>> Start INFORMATION SUPPLIED

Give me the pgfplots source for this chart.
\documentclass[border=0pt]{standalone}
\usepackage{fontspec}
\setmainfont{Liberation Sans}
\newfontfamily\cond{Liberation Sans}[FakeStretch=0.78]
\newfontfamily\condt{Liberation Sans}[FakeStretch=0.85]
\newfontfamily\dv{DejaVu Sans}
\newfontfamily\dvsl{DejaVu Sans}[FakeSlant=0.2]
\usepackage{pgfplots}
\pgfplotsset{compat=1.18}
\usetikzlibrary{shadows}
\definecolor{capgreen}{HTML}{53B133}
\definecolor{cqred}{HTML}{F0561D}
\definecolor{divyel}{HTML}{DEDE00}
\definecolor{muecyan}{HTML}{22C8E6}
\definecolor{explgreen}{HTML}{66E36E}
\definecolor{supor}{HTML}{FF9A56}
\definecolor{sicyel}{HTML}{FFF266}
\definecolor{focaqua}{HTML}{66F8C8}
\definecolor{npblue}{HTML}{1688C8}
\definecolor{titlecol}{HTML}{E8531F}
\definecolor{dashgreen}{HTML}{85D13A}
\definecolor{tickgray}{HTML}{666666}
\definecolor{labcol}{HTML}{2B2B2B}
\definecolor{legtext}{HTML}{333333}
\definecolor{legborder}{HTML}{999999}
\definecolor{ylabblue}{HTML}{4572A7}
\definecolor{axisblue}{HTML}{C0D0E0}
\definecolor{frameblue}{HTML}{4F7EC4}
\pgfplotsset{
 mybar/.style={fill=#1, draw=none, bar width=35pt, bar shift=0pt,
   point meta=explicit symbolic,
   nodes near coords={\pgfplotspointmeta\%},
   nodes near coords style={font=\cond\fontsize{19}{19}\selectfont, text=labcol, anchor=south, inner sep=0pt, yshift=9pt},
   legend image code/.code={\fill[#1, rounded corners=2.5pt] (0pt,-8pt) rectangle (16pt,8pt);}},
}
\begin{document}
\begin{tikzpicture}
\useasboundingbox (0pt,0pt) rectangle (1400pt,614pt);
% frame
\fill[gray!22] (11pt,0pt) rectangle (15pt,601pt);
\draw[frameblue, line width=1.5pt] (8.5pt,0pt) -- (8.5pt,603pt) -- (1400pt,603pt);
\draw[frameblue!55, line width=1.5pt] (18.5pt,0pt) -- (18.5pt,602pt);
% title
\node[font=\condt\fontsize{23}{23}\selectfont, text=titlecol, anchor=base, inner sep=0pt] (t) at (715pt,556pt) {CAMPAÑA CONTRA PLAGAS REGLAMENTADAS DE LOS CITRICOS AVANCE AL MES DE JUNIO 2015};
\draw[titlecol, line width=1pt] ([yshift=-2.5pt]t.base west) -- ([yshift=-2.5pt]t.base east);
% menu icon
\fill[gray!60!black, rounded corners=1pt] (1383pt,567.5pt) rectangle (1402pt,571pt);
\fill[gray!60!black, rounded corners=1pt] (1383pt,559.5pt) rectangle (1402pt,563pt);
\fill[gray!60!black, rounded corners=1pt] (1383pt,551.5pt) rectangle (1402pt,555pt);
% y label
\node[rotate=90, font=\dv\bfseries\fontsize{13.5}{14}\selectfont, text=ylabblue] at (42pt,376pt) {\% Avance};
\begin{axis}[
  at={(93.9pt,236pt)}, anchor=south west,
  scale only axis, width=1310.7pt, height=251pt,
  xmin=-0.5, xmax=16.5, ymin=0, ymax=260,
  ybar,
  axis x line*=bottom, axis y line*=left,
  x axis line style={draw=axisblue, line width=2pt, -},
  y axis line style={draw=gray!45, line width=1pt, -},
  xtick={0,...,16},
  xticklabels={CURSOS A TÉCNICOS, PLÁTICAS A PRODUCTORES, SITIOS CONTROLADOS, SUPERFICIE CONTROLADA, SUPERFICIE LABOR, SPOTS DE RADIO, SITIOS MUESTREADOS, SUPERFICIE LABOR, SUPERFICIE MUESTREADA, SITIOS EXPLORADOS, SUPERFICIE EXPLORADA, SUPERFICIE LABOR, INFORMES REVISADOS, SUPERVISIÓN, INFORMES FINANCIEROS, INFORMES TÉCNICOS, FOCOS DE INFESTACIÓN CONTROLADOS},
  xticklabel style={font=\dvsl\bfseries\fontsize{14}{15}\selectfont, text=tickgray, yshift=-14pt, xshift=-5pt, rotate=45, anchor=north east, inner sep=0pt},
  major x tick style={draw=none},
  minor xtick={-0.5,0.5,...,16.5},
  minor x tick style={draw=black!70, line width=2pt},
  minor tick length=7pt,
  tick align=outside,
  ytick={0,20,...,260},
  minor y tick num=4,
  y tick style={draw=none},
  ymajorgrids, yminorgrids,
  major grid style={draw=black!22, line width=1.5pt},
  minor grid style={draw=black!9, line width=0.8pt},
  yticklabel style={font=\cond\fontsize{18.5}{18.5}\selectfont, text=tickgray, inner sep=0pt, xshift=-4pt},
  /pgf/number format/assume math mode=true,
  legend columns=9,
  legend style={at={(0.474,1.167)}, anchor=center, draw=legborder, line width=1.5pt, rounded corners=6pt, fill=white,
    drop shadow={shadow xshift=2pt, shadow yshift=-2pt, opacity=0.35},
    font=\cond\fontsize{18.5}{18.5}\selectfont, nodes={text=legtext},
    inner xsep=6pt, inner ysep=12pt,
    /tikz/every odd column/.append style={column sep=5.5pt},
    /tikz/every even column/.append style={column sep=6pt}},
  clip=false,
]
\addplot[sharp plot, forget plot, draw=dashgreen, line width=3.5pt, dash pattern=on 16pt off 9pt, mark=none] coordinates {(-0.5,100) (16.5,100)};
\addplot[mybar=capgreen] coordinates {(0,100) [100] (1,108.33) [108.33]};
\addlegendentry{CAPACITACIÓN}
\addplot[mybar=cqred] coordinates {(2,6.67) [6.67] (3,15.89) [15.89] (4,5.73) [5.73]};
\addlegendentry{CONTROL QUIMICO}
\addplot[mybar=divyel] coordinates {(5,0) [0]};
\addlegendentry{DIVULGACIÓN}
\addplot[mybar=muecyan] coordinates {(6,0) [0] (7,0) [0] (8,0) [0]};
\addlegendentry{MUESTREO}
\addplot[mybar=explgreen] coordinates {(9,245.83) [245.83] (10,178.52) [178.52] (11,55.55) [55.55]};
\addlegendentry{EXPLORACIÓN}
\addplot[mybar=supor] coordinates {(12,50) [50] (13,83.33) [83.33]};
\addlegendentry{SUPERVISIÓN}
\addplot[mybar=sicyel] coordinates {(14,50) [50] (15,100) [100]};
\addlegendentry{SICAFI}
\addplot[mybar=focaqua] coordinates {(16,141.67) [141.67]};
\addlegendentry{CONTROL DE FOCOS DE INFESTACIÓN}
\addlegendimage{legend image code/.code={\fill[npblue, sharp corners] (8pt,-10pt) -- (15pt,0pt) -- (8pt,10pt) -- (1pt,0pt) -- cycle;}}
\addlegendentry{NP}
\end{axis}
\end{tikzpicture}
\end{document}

>> End INFORMATION SUPPLIED
>> Start INFORMATION SUPPLIED

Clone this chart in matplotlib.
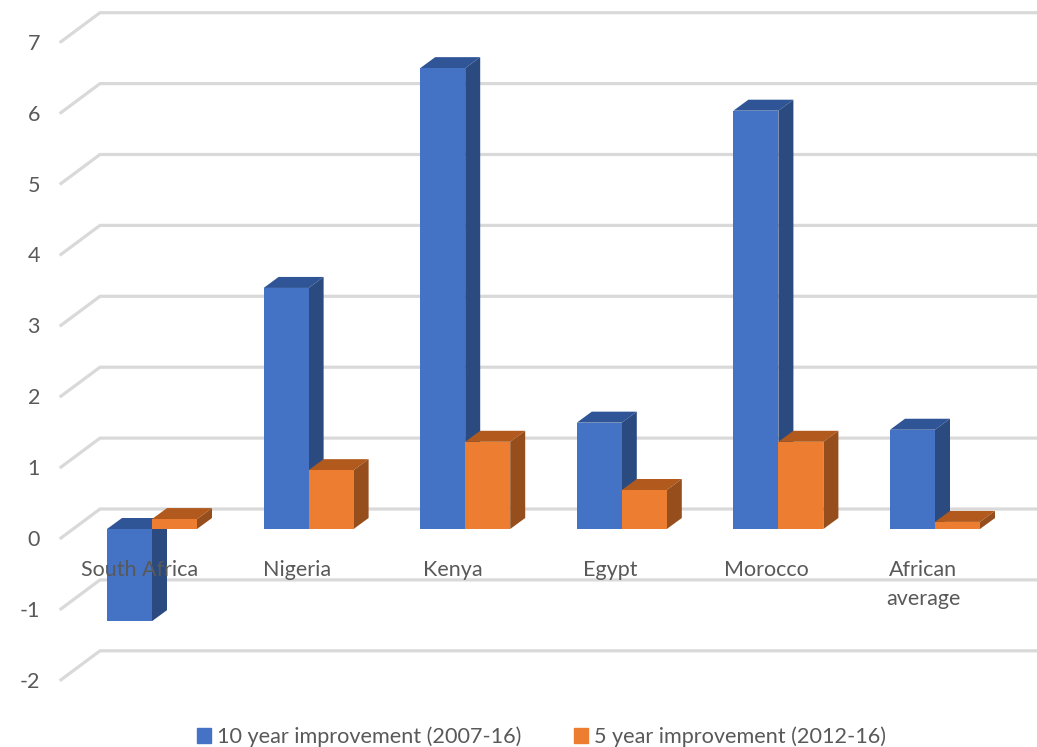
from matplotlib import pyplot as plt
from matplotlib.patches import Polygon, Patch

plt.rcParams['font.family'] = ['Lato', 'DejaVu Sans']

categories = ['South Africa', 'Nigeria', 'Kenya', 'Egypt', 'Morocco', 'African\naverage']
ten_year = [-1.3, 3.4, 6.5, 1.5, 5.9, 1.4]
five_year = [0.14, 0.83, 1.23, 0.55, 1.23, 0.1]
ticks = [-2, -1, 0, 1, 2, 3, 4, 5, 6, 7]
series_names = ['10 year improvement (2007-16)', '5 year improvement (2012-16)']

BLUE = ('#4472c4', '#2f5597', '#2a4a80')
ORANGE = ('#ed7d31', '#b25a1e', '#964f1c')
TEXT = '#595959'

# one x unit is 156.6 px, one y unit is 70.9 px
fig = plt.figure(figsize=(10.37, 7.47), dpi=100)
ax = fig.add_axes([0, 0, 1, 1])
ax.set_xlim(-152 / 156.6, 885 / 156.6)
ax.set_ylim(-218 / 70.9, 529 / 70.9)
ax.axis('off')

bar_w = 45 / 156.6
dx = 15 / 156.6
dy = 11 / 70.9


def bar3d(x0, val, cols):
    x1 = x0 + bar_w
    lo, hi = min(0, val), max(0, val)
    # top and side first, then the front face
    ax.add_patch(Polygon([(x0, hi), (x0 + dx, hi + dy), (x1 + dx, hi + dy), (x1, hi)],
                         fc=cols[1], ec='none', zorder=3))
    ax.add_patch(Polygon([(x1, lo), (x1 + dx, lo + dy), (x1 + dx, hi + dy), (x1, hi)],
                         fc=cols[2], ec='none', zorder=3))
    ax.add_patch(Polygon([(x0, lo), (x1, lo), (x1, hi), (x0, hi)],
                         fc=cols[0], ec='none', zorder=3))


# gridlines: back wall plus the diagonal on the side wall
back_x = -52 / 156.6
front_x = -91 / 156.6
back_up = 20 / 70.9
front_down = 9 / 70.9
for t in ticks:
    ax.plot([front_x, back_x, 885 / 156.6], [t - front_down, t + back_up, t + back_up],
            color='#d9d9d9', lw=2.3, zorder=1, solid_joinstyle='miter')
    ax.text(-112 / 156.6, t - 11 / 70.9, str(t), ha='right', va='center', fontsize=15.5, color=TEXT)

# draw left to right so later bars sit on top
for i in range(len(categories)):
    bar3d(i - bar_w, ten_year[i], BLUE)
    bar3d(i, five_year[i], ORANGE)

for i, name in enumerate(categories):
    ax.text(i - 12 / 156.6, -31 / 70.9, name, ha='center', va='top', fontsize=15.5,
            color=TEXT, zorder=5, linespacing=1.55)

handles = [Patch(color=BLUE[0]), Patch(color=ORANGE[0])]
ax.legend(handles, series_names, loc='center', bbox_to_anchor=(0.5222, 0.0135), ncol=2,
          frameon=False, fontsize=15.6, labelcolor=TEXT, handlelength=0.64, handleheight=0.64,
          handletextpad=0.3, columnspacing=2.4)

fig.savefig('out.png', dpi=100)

>> End INFORMATION SUPPLIED

WORK REQUIRED -
Print everything from the line with "Clone this chart in matplotlib." down to the line with "dy = 11 / 70.9", both included, exactly as written and without the pictures.

FINAL ANSWER -
Clone this chart in matplotlib.
from matplotlib import pyplot as plt
from matplotlib.patches import Polygon, Patch

plt.rcParams['font.family'] = ['Lato', 'DejaVu Sans']

categories = ['South Africa', 'Nigeria', 'Kenya', 'Egypt', 'Morocco', 'African\naverage']
ten_year = [-1.3, 3.4, 6.5, 1.5, 5.9, 1.4]
five_year = [0.14, 0.83, 1.23, 0.55, 1.23, 0.1]
ticks = [-2, -1, 0, 1, 2, 3, 4, 5, 6, 7]
series_names = ['10 year improvement (2007-16)', '5 year improvement (2012-16)']

BLUE = ('#4472c4', '#2f5597', '#2a4a80')
ORANGE = ('#ed7d31', '#b25a1e', '#964f1c')
TEXT = '#595959'

# one x unit is 156.6 px, one y unit is 70.9 px
fig = plt.figure(figsize=(10.37, 7.47), dpi=100)
ax = fig.add_axes([0, 0, 1, 1])
ax.set_xlim(-152 / 156.6, 885 / 156.6)
ax.set_ylim(-218 / 70.9, 529 / 70.9)
ax.axis('off')

bar_w = 45 / 156.6
dx = 15 / 156.6
dy = 11 / 70.9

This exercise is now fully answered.